While the arranging of pilgrimages and selling of religious artefacts was overseen by the Veritas Company as a separate business, a keen business sense also seems clear in the CTSI’s publishing operations during the mid-20thC. For example during these decades they not only increased their output to include a wide range of fiction, as well as pamphlets on religious education, social issues and personal advice, but they also placed considerable emphasis upon the cover art of their pamphlets – which would also have helped their publications to compete in the crowded market of popular magazines and pulp fiction. Many of these covers (such as the ones shown here) were of very high quality, so much so that in 2013 some were reproduced as limited edition prints and collected into a book, Vintage Values, which is available here (and definitely recommended for anyone interested in graphic design).

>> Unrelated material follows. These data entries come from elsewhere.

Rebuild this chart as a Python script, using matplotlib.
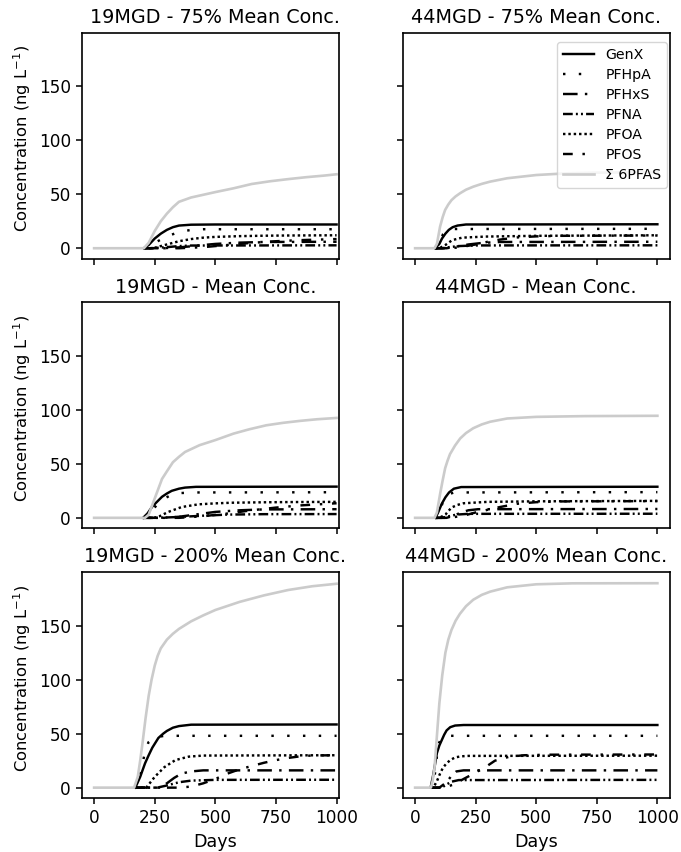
import matplotlib
matplotlib.use("Agg")
import matplotlib.pyplot as plt

# ---- simulated effluent concentrations (ng/L) vs. days -------------------
# each series: (days, concentration)

# 19 MGD, 75 % of mean influent concentration
genx_19_75 = ([205, 225, 250, 275, 300, 325, 350, 400, 500, 1000],
              [0, 3, 9, 13.5, 17, 19.5, 21, 21.8, 22, 22])
pfhpa_19_75 = ([205, 225, 250, 275, 300, 350, 400, 450, 1000],
               [0, 1, 5, 8, 11, 15, 17, 17.6, 17.6])
pfhxs_19_75 = ([205, 280, 350, 400, 450, 500, 600, 700, 1000],
               [0, 0, 0.8, 1.8, 3, 4, 5.2, 5.8, 6])
pfna_19_75 = ([205, 230, 300, 350, 400, 1000],
              [0, 0, 1, 2, 2.5, 2.7])
pfoa_19_75 = ([205, 230, 250, 300, 350, 400, 450, 500, 600, 700, 800, 1000],
              [0, 0, 0.5, 3.5, 6.5, 8.5, 9.8, 10.5, 11.2, 11.6, 11.8, 12])
pfos_19_75 = ([205, 350, 450, 550, 650, 750, 850, 1000],
              [0, 0, 1, 3, 5, 6.5, 7.5, 8.5])
sum_19_75 = ([0, 205, 225, 250, 275, 300, 325, 350, 400, 450, 500, 575, 650, 725, 800, 875, 950, 1000],
             [0, 0, 5, 16, 25, 32, 38, 43, 47, 49.5, 52, 55.5, 59.5, 62, 64, 65.8, 67.3, 68.5])

# 19 MGD, mean influent concentration
genx_19_100 = ([202, 220, 240, 260, 280, 300, 320, 350, 375, 420, 1000],
               [0, 4, 10.5, 15, 19.5, 22.5, 25, 27, 28, 28.7, 28.9])
pfhpa_19_100 = ([202, 215, 231, 260, 283, 320, 360, 420, 1000],
                [0, 1, 5.5, 12, 17, 21.5, 23, 23.5, 23.7])
pfhxs_19_100 = ([202, 280, 350, 400, 450, 500, 600, 700, 1000],
                [0, 0, 1, 2.5, 4, 5.5, 7, 7.8, 8])
pfna_19_100 = ([202, 260, 350, 450, 550, 700, 1000],
               [0, 0, 0.8, 2, 3, 3.4, 3.5])
pfoa_19_100 = ([202, 245, 270, 306, 361, 430, 500, 567, 700, 800, 1000],
               [0, 0, 1.5, 5.5, 10, 12.5, 13.4, 14, 14.4, 14.6, 14.8])
pfos_19_100 = ([202, 350, 450, 550, 650, 750, 850, 1000],
               [0, 0, 1.5, 4, 7, 9.5, 11.5, 13.5])
sum_19_100 = ([0, 210, 225, 250, 280, 300, 325, 350, 375, 435, 500, 575, 640, 710, 780, 850, 920, 1000],
              [0, 0, 3, 18, 36, 43, 51.5, 56.5, 61, 67.3, 72, 78, 82, 85.7, 88, 89.8, 91.3, 92.5])

# 19 MGD, 200 % of mean influent concentration
genx_19_200 = ([170, 190, 210, 225, 240, 265, 285, 300, 325, 350, 400, 1000],
               [0, 10, 22.5, 30, 37, 46, 50, 52.5, 55.5, 57, 58.3, 58.5])
pfhpa_19_200 = ([170, 180, 195, 207, 224, 250, 290, 1000],
                [0, 0, 17, 30, 42, 46.5, 48, 48])
pfhxs_19_200 = ([170, 270, 300, 330, 360, 400, 450, 1000],
                [0, 0, 4, 9, 13, 15, 16, 16])
pfna_19_200 = ([170, 260, 300, 350, 400, 500, 1000],
               [0, 0, 2, 5, 6.5, 7.2, 7.3])
pfoa_19_200 = ([170, 215, 250, 290, 335, 390, 450, 1000],
               [0, 0, 10, 19, 25.5, 28.7, 29.7, 30])
pfos_19_200 = ([170, 350, 400, 450, 500, 550, 600, 650, 700, 750, 800, 850, 900, 1000],
               [0, 0, 1, 4, 8, 13, 17, 20, 23, 25.5, 27.5, 29, 29.8, 30])
sum_19_200 = ([0, 165, 180, 190, 200, 212, 225, 237, 250, 262, 275, 300, 325, 350, 400, 450, 500, 600, 700, 800, 900, 1000],
              [0, 0, 10, 25, 42, 64, 85, 100, 113, 122, 129, 137, 142.5, 147, 154, 159.5, 164.5, 172, 178, 183, 186.5, 188.8])

# 44 MGD, 75 % of mean influent concentration
genx_44_75 = ([82, 100, 111, 125, 139, 155, 175, 210, 1000],
              [0, 4, 9, 13.5, 17, 19.5, 21, 22, 22.2])
pfhpa_44_75 = ([82, 95, 105, 115, 130, 160, 1000],
               [0, 0, 7, 13, 16.5, 17.8, 18])
pfhxs_44_75 = ([82, 130, 170, 220, 280, 350, 1000],
               [0, 0, 1.5, 3.5, 5, 5.8, 6])
pfna_44_75 = ([82, 110, 140, 180, 250, 1000],
              [0, 0, 1, 2, 2.6, 2.7])
pfoa_44_75 = ([82, 100, 125, 153, 194, 290, 500, 1000],
              [0, 0, 3, 7.5, 9.8, 10.8, 11.5, 12])
pfos_44_75 = ([82, 150, 200, 250, 300, 350, 420, 500, 600, 1000],
              [0, 0, 1.5, 3.5, 6, 8, 10, 11, 11.5, 11.8])
sum_44_75 = ([0, 80, 90, 103, 114, 124, 137, 150, 167, 186, 210, 240, 275, 310, 380, 500, 620, 750, 1000],
             [0, 0, 4, 20, 29, 35.5, 40.5, 44.5, 48, 51, 54.2, 57, 59.6, 61.7, 64.8, 67.8, 69.3, 70, 70.5])

# 44 MGD, mean influent concentration
genx_44_100 = ([84, 95, 110, 125, 140, 160, 190, 1000],
               [0, 5, 13, 19, 23.5, 27, 28.5, 28.8])
pfhpa_44_100 = ([84, 95, 105, 115, 130, 160, 1000],
                [0, 0, 8, 15, 21, 23.5, 23.8])
pfhxs_44_100 = ([84, 130, 160, 190, 220, 260, 1000],
                [0, 0, 2, 5, 7, 8, 8.2])
pfna_44_100 = ([84, 110, 140, 170, 220, 1000],
               [0, 0, 1.5, 3, 3.7, 3.8])
pfoa_44_100 = ([84, 100, 125, 150, 175, 200, 300, 500, 1000],
               [0, 0, 3, 9.5, 12, 13.5, 14.8, 15.3, 15.7])
pfos_44_100 = ([84, 140, 200, 250, 300, 350, 420, 500, 600, 1000],
               [0, 0, 2, 5, 7.5, 10, 13, 14.5, 15.2, 15.5])
sum_44_100 = ([0, 80, 90, 103, 114, 124, 134, 144, 165, 186, 210, 240, 275, 310, 380, 500, 700, 1000],
              [0, 0, 5, 22, 35, 46, 53, 59, 67, 73.5, 78.5, 83, 86.5, 89, 92, 93.5, 94.2, 94.5])

# 44 MGD, 200 % of mean influent concentration
genx_44_200 = ([64, 75, 90, 100, 110, 120, 130, 145, 165, 200, 1000],
               [0, 12, 32, 39, 44, 49, 53, 56, 57.5, 58, 58])
pfhpa_44_200 = ([64, 75, 88, 95, 110, 140, 1000],
                [0, 0, 25, 40, 46, 48, 48])
pfhxs_44_200 = ([64, 100, 130, 150, 170, 200, 1000],
                [0, 0, 5, 11, 15, 16, 16])
pfna_44_200 = ([64, 110, 130, 150, 180, 1000],
               [0, 0, 3, 5.5, 7, 7.2])
pfoa_44_200 = ([64, 75, 90, 103, 115, 130, 145, 165, 190, 220, 1000],
               [0, 0, 6, 13, 18.5, 22.5, 25.5, 28, 29, 29.4, 29.6])
pfos_44_200 = ([64, 120, 160, 200, 250, 290, 330, 390, 450, 550, 1000],
               [0, 0, 3, 8, 14, 19, 25, 28.7, 30, 30.5, 30.7])
sum_44_200 = ([0, 65, 72, 80, 90, 100, 112, 125, 137, 150, 167, 185, 210, 240, 275, 310, 380, 500, 650, 1000],
              [0, 0, 6, 18, 48, 78, 104, 125, 137, 146, 154.5, 161, 168, 174, 178.5, 181.5, 185.5, 188.3, 189.2, 189.3])

compounds = ["GenX", "PFHpA", "PFHxS", "PFNA", "PFOA", "PFOS", "Σ 6PFAS"]
titles = [["19MGD - 75% Mean Conc.", "44MGD - 75% Mean Conc."],
          ["19MGD - Mean Conc.", "44MGD - Mean Conc."],
          ["19MGD - 200% Mean Conc.", "44MGD - 200% Mean Conc."]]
panels = [
    [[genx_19_75, pfhpa_19_75, pfhxs_19_75, pfna_19_75, pfoa_19_75, pfos_19_75, sum_19_75],
     [genx_44_75, pfhpa_44_75, pfhxs_44_75, pfna_44_75, pfoa_44_75, pfos_44_75, sum_44_75]],
    [[genx_19_100, pfhpa_19_100, pfhxs_19_100, pfna_19_100, pfoa_19_100, pfos_19_100, sum_19_100],
     [genx_44_100, pfhpa_44_100, pfhxs_44_100, pfna_44_100, pfoa_44_100, pfos_44_100, sum_44_100]],
    [[genx_19_200, pfhpa_19_200, pfhxs_19_200, pfna_19_200, pfoa_19_200, pfos_19_200, sum_19_200],
     [genx_44_200, pfhpa_44_200, pfhxs_44_200, pfna_44_200, pfoa_44_200, pfos_44_200, sum_44_200]],
]

# line styles per compound
LW = 1.75
styles = [
    dict(color="black", lw=LW, linestyle="-"),
    dict(color="black", lw=LW, linestyle=(0, (1, 5.5))),
    dict(color="black", lw=LW, linestyle=(0, (6, 3, 1, 3))),
    dict(color="black", lw=LW, linestyle=(0, (4, 1.3, 0.8, 1.3, 0.8, 1.3))),
    dict(color="black", lw=LW, linestyle=(0, (1, 1.2))),
    dict(color="black", lw=LW, linestyle=(0, (4, 4, 1, 4))),
    dict(color="#cbcbcb", lw=1.9, linestyle="-"),
]

W, H = 681, 852
fig = plt.figure(figsize=(W / 100, H / 100), dpi=100)

col_x = [(82, 339, (-50, 1010)), (403, 669.5, (-50, 1050))]
row_top = [32.8, 302.4, 572.2]
ax_h = 225.7

for r in range(3):
    for c in range(2):
        x0, x1, xl = col_x[c]
        top = row_top[r]
        ax = fig.add_axes([x0 / W, 1 - (top + ax_h) / H, (x1 - x0) / W, ax_h / H])
        lines = []
        for (days, vals), st, name in zip(panels[r][c], styles, compounds):
            ln, = ax.plot(days, vals, label=name, **st)
            lines.append(ln)
        ax.set_xlim(*xl)
        ax.set_ylim(-9.5, 199.5)
        ax.set_xticks([0, 250, 500, 750, 1000])
        ax.set_yticks([0, 50, 100, 150])
        ax.tick_params(labelsize=12.2, width=1.1, length=4.5)
        for sp in ax.spines.values():
            sp.set_linewidth(1.2)
        # title / x-label centred on the full -50..1050 day span
        xc = (500 - xl[0]) / (xl[1] - xl[0])
        ax.set_title(titles[r][c], fontsize=13.8, x=xc, pad=7)
        if r < 2:
            ax.tick_params(labelbottom=False)
        else:
            ax.set_xlabel("Days", fontsize=12.6)
            ax.xaxis.set_label_coords(xc, -0.155)
        if c == 1:
            ax.tick_params(labelleft=False)
        else:
            ax.set_ylabel("Concentration (ng L$^{-1}$)", fontsize=11.8)
            ax.yaxis.set_label_coords(-0.19, 0.53)
        if r == 0 and c == 1:
            ax.legend(handles=lines, loc="upper right",
                      bbox_to_anchor=(0.9906, 0.9597), borderaxespad=0,
                      fontsize=10.2, labelspacing=0.43, handlelength=2.2,
                      handletextpad=0.8, borderpad=0.4, framealpha=0.8,
                      edgecolor="#cccccc", fancybox=True)

fig.savefig("out.png", dpi=100)
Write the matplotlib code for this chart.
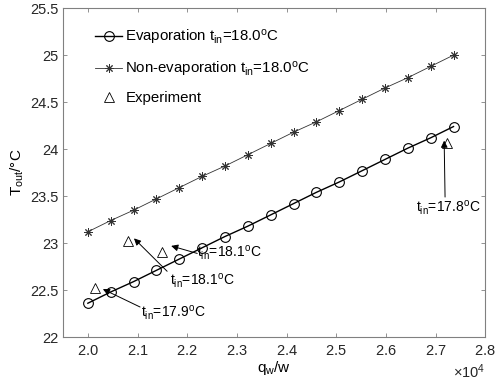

In 1969, the Veritas Company effectively took over the Catholic Truth Society of Ireland, taking on all of its publishing activities. As the decades passed, they became less and less of a force within popular culture (despite having set up a broadcasting operation during the 1960s in a very explicit attempt to keep up with new media technologies). Nevertheless, as the only publishers of religious textbooks approved for use in Catholic-controlled primary schools, the legacy of the CTSI’s commitment to ‘sound Catholic literature’ continues, as does its strongly commercial purpose.
Stephen J Brown, Ireland in Fiction: A Guide to Irish Novels, Tales, Romances and Folklore (Dublin: Maunsel, 1919)
Lir Mac Cárthaigh, Vintage Values: Classic Pamphlet Cover Design from 20th Century Ireland (Dublin: Veritas Publications, 2013).
Interesting article. Kevin O’Higgins delivered a talk entitled The Catholic Layman in Public Life which was subsequently published by the society. Msgr Hallinan, mentioned in the piece, was parish priest of my hometown (Newcastle West, Co Limerick) and succeeded O’Dwyer as Bishop of Limerick. We have a few books at home signed Bishop Elect which were given to altar servers in the family at the time.
Hi Frank – thank you, I’m glad you enjoyed it. And I think that for many decades almost every home in Ireland must have had CTSI books and pamphlets – they were probably the most influential publishers in the country for a long time and that’s been almost completely forgotten!